Only the lines from the one containing "Reproduce this chart with Bokeh." down to the one containing "other_shares = [100, 86]" should be printed, exactly as they stand, ends included.

[SUPPLIED DATA]:
************

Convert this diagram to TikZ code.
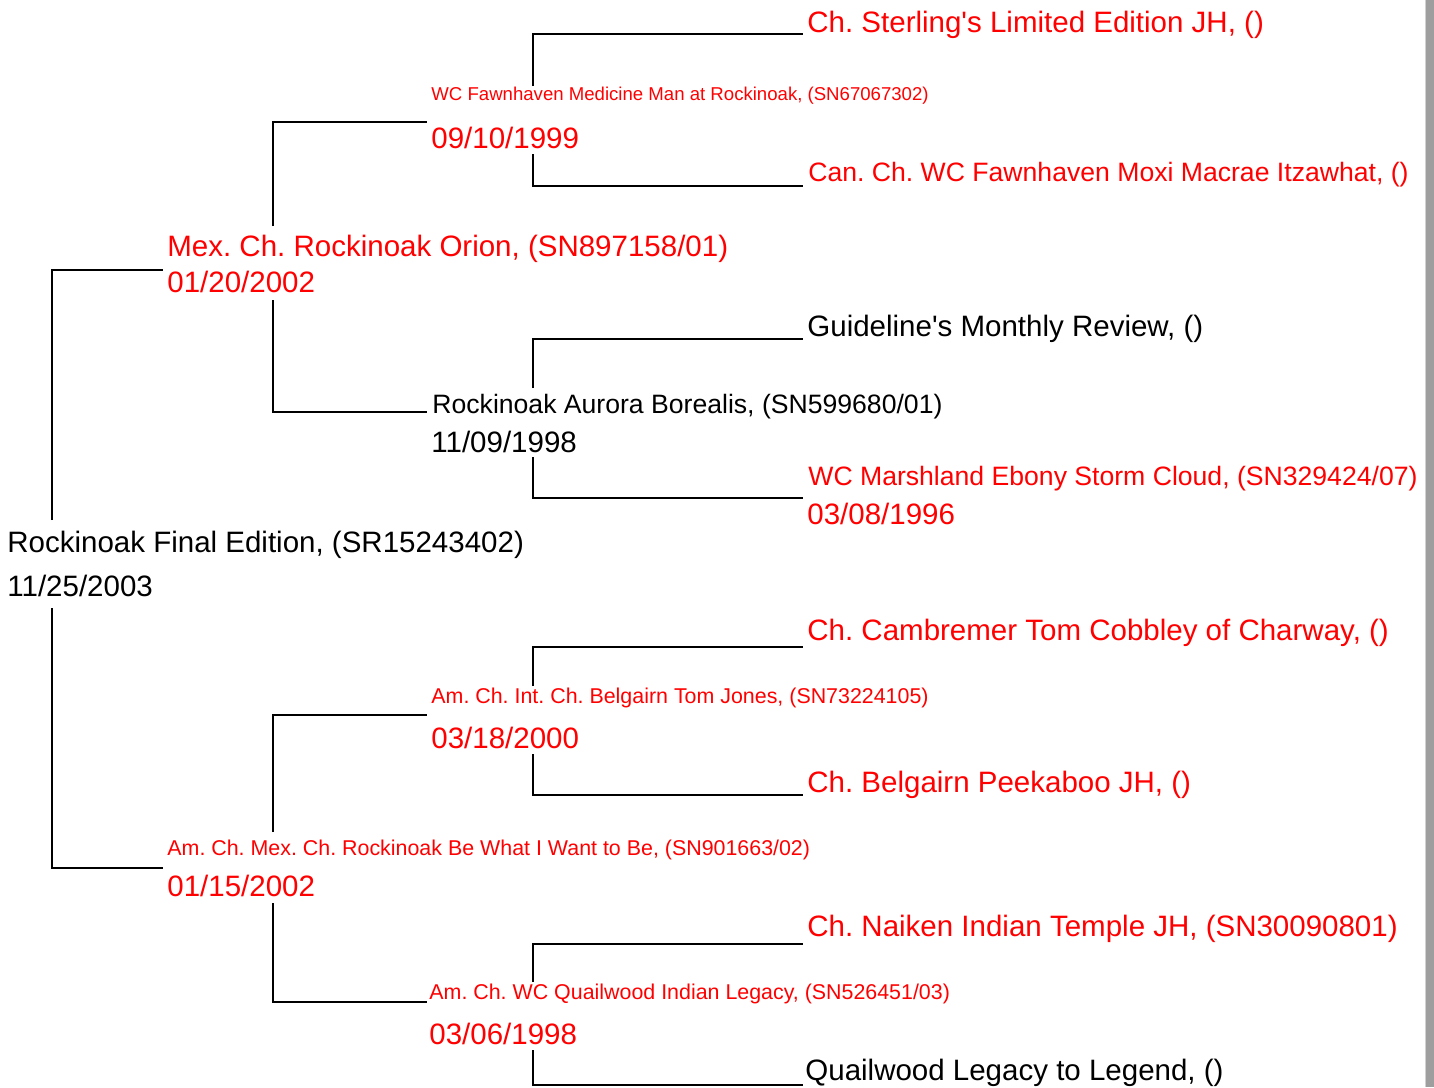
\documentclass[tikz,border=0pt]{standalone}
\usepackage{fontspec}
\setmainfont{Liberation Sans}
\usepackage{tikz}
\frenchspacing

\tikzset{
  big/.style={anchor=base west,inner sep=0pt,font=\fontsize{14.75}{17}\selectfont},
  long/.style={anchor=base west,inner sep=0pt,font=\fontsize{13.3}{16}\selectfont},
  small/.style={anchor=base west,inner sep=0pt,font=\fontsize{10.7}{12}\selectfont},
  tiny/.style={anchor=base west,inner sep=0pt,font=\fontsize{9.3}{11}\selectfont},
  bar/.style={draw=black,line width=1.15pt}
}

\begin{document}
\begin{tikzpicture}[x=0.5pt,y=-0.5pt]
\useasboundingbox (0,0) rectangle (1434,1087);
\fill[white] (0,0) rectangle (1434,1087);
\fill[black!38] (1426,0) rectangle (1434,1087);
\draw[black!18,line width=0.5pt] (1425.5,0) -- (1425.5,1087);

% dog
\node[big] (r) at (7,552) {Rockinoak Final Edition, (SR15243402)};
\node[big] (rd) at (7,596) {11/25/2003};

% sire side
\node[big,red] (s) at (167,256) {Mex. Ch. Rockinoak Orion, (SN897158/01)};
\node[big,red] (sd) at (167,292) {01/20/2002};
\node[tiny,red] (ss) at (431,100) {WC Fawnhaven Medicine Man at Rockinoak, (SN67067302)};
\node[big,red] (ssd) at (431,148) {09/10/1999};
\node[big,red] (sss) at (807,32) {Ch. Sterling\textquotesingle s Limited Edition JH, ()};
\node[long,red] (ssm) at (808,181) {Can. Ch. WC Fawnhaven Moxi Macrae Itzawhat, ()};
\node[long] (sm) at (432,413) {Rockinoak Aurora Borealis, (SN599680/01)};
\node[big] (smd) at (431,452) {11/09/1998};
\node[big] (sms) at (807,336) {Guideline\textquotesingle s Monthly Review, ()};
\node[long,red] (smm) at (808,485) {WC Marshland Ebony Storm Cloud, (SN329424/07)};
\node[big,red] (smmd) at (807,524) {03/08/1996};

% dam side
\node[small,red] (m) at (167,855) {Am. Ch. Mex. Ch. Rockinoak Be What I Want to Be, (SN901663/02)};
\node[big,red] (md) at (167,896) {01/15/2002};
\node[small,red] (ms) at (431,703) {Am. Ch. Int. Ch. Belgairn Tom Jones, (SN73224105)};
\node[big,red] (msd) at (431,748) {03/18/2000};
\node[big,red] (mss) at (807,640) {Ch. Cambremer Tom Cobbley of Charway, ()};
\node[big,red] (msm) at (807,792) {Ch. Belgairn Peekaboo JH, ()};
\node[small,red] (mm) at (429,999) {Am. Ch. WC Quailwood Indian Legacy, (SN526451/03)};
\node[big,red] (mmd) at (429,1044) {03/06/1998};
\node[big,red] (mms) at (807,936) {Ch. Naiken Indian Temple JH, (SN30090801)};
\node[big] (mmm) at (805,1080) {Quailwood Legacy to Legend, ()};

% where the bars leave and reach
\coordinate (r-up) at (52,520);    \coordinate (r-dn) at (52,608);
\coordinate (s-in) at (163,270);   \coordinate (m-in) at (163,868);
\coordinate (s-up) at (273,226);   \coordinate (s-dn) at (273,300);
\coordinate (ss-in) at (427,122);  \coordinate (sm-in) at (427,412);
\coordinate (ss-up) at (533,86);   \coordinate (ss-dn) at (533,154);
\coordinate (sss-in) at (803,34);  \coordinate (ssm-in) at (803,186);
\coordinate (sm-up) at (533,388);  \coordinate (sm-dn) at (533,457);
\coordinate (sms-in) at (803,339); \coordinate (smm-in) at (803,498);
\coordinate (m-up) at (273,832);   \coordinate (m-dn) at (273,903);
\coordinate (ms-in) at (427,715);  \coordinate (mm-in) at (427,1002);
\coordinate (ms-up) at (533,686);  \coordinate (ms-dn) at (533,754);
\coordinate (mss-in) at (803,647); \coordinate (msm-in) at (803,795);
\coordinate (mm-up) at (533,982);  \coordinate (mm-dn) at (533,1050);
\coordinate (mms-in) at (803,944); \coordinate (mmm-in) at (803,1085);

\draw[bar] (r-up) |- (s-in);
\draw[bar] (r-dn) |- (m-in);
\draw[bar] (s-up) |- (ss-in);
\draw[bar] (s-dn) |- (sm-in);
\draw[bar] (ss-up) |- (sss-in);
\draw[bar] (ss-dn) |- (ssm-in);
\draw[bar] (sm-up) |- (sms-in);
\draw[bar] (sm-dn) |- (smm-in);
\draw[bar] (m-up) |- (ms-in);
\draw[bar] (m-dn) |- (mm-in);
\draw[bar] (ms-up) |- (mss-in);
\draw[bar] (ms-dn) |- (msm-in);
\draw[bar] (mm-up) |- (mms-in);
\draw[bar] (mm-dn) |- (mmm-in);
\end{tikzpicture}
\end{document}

************

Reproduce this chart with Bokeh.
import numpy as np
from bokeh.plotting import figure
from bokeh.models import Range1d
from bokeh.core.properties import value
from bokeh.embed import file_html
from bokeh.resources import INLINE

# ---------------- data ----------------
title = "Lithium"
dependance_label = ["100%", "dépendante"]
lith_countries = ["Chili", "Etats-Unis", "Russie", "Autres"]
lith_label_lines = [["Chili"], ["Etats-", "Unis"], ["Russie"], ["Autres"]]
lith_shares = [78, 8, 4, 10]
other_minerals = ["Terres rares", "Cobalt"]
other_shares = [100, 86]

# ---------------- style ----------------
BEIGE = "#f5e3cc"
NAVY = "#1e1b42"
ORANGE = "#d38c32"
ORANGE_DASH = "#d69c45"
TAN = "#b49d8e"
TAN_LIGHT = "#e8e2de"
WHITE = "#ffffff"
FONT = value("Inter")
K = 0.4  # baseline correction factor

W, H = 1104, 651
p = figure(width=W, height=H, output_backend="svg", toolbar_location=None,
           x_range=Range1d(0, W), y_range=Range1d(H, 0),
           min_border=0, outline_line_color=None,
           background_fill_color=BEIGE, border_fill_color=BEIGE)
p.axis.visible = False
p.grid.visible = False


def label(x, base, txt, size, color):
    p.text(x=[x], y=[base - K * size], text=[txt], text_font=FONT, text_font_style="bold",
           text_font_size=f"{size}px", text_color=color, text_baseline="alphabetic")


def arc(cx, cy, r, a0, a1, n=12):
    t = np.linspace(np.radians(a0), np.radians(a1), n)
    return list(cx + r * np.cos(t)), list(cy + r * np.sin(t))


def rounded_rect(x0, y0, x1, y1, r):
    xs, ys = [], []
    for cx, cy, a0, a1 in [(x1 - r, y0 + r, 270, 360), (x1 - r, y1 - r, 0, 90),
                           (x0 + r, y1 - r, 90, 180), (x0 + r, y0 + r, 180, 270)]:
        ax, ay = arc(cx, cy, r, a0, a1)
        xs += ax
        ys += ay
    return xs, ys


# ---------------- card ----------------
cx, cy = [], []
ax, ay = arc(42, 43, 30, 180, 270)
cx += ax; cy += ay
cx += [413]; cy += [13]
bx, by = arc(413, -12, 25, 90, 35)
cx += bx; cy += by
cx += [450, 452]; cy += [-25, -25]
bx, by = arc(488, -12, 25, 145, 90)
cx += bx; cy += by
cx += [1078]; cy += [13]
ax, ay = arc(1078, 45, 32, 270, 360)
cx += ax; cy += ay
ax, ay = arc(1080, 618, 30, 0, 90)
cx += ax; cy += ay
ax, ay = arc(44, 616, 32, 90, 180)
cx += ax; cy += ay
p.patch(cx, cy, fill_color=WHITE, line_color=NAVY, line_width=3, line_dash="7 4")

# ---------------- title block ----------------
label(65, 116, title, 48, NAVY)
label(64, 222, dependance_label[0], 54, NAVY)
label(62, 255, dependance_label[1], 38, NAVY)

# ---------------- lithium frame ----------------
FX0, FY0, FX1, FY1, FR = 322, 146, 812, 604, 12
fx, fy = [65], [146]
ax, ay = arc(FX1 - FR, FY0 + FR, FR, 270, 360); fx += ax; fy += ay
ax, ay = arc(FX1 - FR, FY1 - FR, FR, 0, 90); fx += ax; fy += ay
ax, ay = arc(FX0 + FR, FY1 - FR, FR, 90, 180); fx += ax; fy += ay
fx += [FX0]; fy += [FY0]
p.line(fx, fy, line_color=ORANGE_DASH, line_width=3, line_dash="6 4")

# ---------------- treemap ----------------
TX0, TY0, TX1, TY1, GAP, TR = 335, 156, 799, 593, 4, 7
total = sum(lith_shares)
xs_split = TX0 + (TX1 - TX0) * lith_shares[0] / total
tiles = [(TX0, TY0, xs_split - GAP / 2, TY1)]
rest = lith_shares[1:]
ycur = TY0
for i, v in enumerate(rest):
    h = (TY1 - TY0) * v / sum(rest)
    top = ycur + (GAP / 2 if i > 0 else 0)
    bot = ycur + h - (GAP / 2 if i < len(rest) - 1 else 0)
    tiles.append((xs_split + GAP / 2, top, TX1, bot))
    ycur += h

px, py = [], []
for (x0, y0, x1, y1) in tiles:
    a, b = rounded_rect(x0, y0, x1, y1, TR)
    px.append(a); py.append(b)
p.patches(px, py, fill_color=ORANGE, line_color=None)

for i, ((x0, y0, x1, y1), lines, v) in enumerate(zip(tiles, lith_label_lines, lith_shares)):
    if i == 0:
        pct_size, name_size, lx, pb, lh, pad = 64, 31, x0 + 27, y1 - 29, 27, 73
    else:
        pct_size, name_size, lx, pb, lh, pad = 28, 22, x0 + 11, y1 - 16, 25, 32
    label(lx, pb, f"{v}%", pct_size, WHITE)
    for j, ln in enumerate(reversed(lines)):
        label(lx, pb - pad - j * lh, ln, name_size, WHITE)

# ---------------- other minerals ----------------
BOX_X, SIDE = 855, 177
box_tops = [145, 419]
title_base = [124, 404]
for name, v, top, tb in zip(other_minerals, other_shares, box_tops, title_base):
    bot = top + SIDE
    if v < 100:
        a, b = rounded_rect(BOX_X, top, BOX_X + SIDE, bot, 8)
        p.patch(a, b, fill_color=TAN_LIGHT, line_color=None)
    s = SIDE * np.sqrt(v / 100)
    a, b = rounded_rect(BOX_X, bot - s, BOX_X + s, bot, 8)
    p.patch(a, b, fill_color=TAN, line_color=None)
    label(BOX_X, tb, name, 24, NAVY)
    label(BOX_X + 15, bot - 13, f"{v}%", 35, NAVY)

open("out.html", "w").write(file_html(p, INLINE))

************

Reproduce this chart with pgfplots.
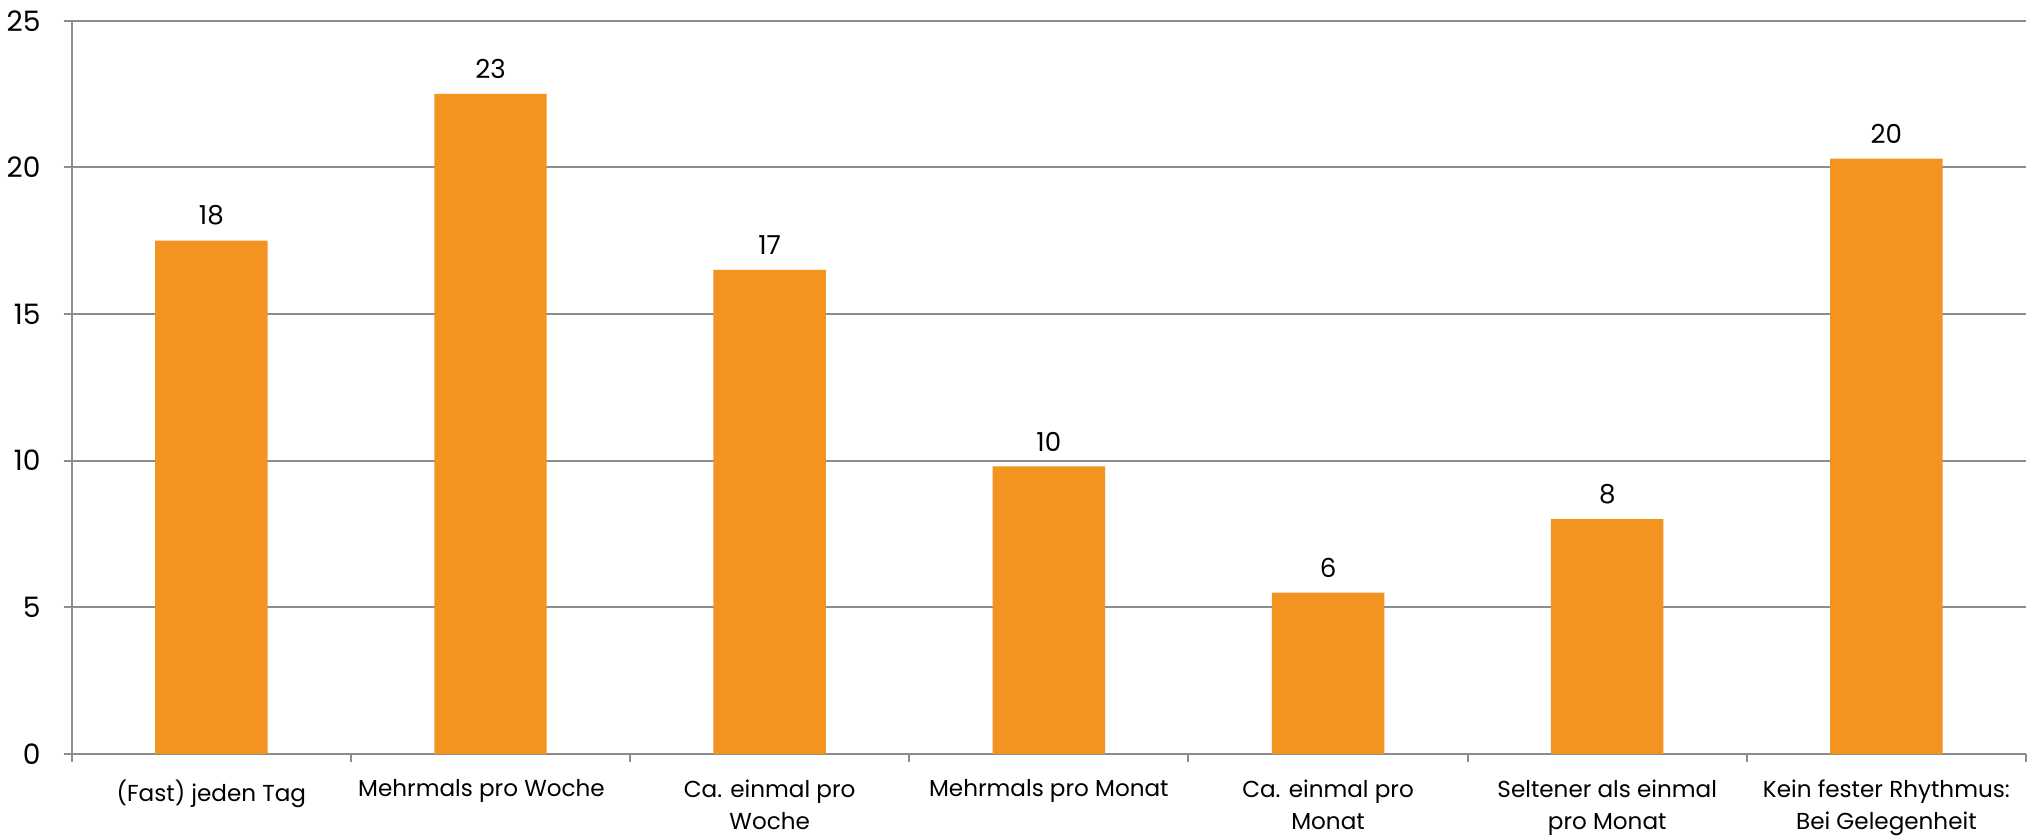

************

[TASK ANSWER]:
Reproduce this chart with Bokeh.
import numpy as np
from bokeh.plotting import figure
from bokeh.models import Range1d
from bokeh.core.properties import value
from bokeh.embed import file_html
from bokeh.resources import INLINE

# ---------------- data ----------------
title = "Lithium"
dependance_label = ["100%", "dépendante"]
lith_countries = ["Chili", "Etats-Unis", "Russie", "Autres"]
lith_label_lines = [["Chili"], ["Etats-", "Unis"], ["Russie"], ["Autres"]]
lith_shares = [78, 8, 4, 10]
other_minerals = ["Terres rares", "Cobalt"]
other_shares = [100, 86]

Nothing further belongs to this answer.